• U.S.

Art: Artist Descending to America

3 minute read
TIME

U.S. art circles had already read of topflight French painters touring Germany as honored guests (TIME, June 29). They got an equally surprising picture last week of the artist’s life in war-torn France. Painter of the picture, done in the gayest of colors, was famed Dadaist Marcel Duchamp, whose Nude Descending A Staircase was the hottest artistic cause célèbre of its day (1913).*

In Manhattan, after a getaway from France with the help of Hollywood friends, cheerful Duchamp was comfortably installed in Patroness Peggy Guggenheim’s swank apartment. Generalized he: “The artists of Paris are flourishing.” He particularized:

> His brother, Painter Jacques Villon, sold 13 pictures at one exhibition. Germans and Frenchmen alike were buying paintings like hot cakes.

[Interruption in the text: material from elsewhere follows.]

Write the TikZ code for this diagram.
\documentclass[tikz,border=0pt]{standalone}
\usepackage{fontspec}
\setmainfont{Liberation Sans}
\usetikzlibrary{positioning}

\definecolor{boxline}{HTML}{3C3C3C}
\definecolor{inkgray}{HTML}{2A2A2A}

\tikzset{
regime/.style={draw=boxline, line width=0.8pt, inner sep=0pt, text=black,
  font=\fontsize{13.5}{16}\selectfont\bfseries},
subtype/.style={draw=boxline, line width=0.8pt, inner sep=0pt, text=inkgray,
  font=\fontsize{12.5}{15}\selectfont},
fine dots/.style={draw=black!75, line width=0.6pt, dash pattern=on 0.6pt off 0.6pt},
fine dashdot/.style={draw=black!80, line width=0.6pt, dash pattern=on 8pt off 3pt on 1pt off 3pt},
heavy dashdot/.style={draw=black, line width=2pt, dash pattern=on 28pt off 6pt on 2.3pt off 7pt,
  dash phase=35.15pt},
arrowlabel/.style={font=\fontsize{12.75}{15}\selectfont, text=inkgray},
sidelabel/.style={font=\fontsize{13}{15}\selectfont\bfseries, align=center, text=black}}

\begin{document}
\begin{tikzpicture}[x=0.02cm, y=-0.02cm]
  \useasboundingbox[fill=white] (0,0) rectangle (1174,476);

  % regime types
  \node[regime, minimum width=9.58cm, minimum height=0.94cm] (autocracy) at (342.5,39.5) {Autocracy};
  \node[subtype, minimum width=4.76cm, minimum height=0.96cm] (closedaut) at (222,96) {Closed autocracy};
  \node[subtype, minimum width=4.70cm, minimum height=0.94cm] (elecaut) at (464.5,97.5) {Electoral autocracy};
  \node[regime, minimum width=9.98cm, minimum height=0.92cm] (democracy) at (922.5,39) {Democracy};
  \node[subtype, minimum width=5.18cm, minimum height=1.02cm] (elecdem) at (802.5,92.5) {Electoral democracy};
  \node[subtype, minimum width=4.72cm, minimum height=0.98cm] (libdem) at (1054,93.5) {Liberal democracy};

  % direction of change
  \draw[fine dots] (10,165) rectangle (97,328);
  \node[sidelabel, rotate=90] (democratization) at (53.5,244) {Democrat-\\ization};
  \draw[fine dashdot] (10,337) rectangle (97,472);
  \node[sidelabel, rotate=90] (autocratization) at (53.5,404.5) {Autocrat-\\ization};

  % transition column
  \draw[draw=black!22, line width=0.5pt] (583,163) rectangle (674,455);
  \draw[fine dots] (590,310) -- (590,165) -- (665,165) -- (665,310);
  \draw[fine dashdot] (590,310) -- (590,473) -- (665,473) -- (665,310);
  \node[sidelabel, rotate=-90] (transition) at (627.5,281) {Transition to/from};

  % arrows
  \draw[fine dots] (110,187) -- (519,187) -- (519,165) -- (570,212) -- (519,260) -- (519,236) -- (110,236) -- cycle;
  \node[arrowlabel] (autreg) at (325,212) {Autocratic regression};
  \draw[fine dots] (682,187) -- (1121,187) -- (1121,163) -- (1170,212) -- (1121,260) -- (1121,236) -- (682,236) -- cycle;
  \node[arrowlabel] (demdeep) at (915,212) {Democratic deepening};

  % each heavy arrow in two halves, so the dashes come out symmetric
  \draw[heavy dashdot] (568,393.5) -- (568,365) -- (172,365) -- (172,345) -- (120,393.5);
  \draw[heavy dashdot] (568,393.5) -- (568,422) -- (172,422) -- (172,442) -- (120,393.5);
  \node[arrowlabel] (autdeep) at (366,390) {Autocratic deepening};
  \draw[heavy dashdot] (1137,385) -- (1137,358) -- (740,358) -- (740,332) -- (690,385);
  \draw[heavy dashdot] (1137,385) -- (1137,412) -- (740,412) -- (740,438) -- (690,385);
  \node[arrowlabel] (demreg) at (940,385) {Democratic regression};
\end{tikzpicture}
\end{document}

> Parisian art dealers at a sale in Unoccupied France bought a 350,000-franc Renoir, a 250,000-franc Modigliani.

> Unpersecuted, painting and sculpting and making the rounds of the Paris cafés just as usual were such familiar masters as Picasso, Derain, Brancusi, Kandinsky, Braque, Van Dongen.

> Top-flight Abstractionist Hans Arp had his passport to the U.S. ready, his tickets in hand, but postponed his going. He wasn’t sure whether it would be worth while, since he wasn’t guaranteed first-class passage.

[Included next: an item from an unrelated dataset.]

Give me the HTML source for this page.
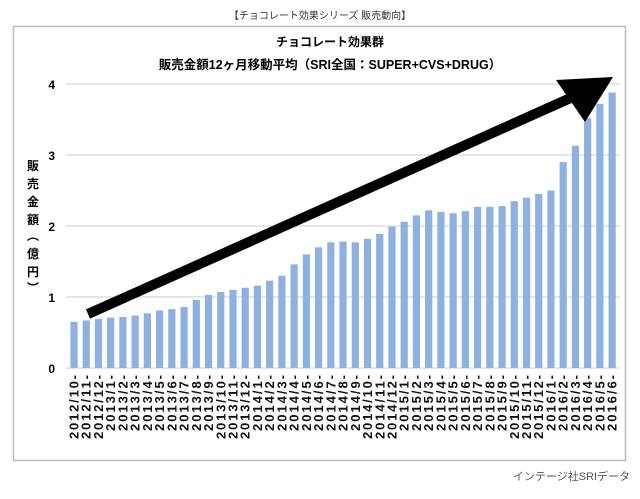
<!DOCTYPE html>
<html><head><meta charset="utf-8"><style>
body{margin:0;background:#fff}
svg text{font-family:"Liberation Sans","Noto Sans CJK JP",sans-serif}
</style></head><body>
<svg width="640" height="494" viewBox="0 0 640 494" xmlns="http://www.w3.org/2000/svg">
<text x="320" y="19" font-size="10" text-anchor="middle" fill="#333">【チョコレート効果シリーズ 販売動向】</text>
<rect x="13.5" y="26.5" width="612" height="434" fill="#fff" stroke="#bbb" stroke-width="1.5"/>
<text x="330" y="46" font-size="12" font-weight="bold" text-anchor="middle">チョコレート効果群</text>
<text x="330" y="69" font-size="12.5" font-weight="bold" text-anchor="middle">販売金額12ヶ月移動平均（SRI全国：SUPER+CVS+DRUG）</text>
<g stroke="#ccc" stroke-width="1">
<line x1="66" y1="84" x2="620" y2="84"/><line x1="66" y1="155" x2="620" y2="155"/><line x1="66" y1="226" x2="620" y2="226"/><line x1="66" y1="297" x2="620" y2="297"/><line x1="66" y1="368" x2="620" y2="368"/>
</g>
<g font-size="12" font-weight="bold" text-anchor="end">
<text x="55" y="89">4</text><text x="55" y="160">3</text><text x="55" y="231">2</text><text x="55" y="302">1</text><text x="55" y="373">0</text>
</g>
<g font-size="12" font-weight="bold" text-anchor="middle">
<text x="33" y="170">販</text><text x="33" y="188">売</text><text x="33" y="206">金</text><text x="33" y="224">額</text><text x="33" y="240">︵</text><text x="33" y="258">億</text><text x="33" y="276">円</text><text x="33" y="292">︶</text>
</g>
<g id="bars" fill="#8fb1e0"></g>
<g id="labels" font-size="13" font-weight="bold" fill="#111"></g>
<line x1="88" y1="314" x2="575" y2="96" stroke="#000" stroke-width="10"/>
<polygon points="613,77 556,80 585,122" fill="#000"/>
<text x="630" y="480" font-size="11" text-anchor="end" fill="#555">インテージ社SRIデータ</text>
</svg>
<script>
var v=[0.65,0.67,0.69,0.71,0.72,0.74,0.77,0.81,0.83,0.86,0.96,1.03,1.07,1.10,1.13,1.16,1.23,1.30,1.46,1.60,1.70,1.77,1.78,1.77,1.82,1.89,1.99,2.06,2.15,2.22,2.20,2.18,2.21,2.27,2.27,2.28,2.35,2.40,2.45,2.50,2.90,3.13,3.52,3.72,3.88];
var b=document.getElementById('bars'),l=document.getElementById('labels'),ns='http://www.w3.org/2000/svg';
var y=2012,m=10;
for(var i=0;i<v.length;i++){var cx=74+i*12.23;var h=v[i]*71;
var r=document.createElementNS(ns,'rect');r.setAttribute('x',cx-3.6);r.setAttribute('y',368-h);r.setAttribute('width',7.2);r.setAttribute('height',h);b.appendChild(r);
var t=document.createElementNS(ns,'text');t.setAttribute('transform','translate('+(cx+4.5)+',375) rotate(-90)');t.setAttribute('text-anchor','end');var s=y+'/'+m+'-';t.textContent=s;if(s.length==8)t.setAttribute('textLength','64');else t.setAttribute('textLength','56');l.appendChild(t);
m++;if(m>12){m=1;y++;}}
</script>
</body></html>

Dadaist Duchamp’s account of his own flight sounded like a whimsically eventful Cook’s tour. He said he posed as a cheese merchant, got out of Occupied France without any trouble at all, finally got a U.S. visa in Marseille on the strength of an affidavit from a friend in Hollywood (Author Walter Conrad Arensburg, who bought his Nude Descending).

“From Marseille to Casablanca [Morocco] all our lights were burning,” he reported. “It was beautiful weather and the trip was perfectly darling.” His memory of the trip across the Atlantic this summer on the Portuguese ship: “I have crossed the Atlantic 13 times and this was the best trip of all. It was perfectly delicious. All the lights were on and we had dancing on deck every night. . . .” He said that both the Germans and the British authorized the voyage.

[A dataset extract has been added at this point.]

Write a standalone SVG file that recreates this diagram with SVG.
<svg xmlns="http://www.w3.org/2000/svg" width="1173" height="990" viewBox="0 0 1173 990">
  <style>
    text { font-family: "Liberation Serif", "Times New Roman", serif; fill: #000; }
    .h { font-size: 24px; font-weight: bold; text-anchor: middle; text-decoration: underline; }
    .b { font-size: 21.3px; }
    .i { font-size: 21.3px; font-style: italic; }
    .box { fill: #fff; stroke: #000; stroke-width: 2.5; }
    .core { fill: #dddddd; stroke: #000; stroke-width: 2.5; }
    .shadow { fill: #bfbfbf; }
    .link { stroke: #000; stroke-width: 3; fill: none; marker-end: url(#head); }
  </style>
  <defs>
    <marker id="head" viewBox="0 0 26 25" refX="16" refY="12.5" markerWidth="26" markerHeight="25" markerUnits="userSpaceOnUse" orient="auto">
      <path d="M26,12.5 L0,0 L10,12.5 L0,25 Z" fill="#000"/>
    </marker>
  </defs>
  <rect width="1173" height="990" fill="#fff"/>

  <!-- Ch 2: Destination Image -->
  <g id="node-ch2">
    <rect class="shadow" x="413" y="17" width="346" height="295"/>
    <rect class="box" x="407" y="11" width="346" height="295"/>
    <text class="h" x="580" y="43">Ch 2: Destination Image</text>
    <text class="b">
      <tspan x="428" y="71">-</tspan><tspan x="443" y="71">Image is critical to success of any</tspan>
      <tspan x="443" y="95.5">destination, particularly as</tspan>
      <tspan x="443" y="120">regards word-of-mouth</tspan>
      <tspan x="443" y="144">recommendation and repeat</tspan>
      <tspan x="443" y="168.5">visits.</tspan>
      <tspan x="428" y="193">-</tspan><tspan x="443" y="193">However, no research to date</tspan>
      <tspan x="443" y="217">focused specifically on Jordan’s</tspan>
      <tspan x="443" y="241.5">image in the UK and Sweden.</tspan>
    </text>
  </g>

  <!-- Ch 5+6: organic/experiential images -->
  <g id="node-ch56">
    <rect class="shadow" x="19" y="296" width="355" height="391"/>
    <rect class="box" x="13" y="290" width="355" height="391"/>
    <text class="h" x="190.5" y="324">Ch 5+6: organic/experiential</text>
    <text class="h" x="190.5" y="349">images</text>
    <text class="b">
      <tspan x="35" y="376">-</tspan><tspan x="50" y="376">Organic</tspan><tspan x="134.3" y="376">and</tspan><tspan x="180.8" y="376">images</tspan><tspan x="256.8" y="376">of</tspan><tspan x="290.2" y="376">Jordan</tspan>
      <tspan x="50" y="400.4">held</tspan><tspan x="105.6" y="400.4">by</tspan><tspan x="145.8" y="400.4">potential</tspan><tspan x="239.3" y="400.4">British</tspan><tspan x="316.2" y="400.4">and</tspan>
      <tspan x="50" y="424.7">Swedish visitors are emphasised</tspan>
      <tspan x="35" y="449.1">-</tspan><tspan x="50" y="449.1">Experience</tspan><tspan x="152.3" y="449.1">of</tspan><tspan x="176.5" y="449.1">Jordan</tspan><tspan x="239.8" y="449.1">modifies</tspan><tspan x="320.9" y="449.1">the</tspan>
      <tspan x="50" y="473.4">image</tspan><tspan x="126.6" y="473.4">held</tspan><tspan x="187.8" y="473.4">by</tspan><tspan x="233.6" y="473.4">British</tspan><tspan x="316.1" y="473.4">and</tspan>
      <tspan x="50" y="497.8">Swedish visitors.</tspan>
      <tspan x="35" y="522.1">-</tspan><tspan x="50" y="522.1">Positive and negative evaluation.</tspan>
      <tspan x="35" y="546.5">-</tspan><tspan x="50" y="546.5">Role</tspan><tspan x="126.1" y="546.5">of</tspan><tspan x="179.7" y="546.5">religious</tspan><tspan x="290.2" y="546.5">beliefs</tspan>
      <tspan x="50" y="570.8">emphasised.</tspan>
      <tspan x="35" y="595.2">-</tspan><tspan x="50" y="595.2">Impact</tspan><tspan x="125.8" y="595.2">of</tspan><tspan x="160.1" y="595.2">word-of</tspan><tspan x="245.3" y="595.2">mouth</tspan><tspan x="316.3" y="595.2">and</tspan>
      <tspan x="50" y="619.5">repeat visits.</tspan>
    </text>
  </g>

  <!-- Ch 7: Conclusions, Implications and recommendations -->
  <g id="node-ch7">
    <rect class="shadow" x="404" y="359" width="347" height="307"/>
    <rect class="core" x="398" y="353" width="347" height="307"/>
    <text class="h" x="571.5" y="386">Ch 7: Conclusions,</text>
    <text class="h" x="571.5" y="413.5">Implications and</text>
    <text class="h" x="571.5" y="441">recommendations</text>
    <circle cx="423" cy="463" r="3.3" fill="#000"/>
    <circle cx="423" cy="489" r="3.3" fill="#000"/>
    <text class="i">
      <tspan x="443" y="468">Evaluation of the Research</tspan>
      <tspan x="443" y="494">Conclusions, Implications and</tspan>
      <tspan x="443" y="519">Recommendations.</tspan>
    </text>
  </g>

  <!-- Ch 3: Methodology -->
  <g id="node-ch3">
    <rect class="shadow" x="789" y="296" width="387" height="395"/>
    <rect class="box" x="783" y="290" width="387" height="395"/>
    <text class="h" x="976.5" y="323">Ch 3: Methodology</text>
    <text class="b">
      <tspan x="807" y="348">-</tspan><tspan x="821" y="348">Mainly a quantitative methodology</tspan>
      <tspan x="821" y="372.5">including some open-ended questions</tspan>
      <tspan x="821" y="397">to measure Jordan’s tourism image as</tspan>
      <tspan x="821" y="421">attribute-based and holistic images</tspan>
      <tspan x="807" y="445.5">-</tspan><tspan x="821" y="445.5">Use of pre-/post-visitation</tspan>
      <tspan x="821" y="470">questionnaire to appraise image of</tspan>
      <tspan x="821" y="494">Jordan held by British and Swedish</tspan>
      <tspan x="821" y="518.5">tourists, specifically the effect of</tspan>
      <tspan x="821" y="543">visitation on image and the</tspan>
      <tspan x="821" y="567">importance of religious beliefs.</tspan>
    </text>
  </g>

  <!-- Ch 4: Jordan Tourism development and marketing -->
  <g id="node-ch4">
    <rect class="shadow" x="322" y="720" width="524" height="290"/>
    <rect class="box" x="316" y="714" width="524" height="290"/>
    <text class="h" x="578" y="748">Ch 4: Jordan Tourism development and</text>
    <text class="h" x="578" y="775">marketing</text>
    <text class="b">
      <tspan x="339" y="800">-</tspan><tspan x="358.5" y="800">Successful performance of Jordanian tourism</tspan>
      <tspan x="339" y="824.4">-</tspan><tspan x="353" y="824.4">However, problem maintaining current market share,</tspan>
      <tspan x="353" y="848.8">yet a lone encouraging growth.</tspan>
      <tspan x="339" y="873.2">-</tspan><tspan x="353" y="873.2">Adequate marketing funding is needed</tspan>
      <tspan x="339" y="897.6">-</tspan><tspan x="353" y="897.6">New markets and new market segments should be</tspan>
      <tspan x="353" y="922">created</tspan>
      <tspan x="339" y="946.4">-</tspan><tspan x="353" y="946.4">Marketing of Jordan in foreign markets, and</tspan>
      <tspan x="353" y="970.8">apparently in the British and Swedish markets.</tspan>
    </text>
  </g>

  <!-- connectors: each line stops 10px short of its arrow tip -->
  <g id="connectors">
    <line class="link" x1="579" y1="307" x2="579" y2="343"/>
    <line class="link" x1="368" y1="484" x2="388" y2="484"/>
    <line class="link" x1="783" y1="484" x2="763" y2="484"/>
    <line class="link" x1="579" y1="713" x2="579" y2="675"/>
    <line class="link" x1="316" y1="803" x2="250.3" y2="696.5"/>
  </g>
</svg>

Painter Duchamp, who once entered a shovel in an exhibition with an elaborate essay on its artistic import, plans to get himself a little studio, paint “if I can get a new idea.” Meantime he is working on his “Monograph.” It consists of a collection in cardboard boxes of reproductions of his works since 1910. Eventually he intends to bind the boxes in beautiful leather cases.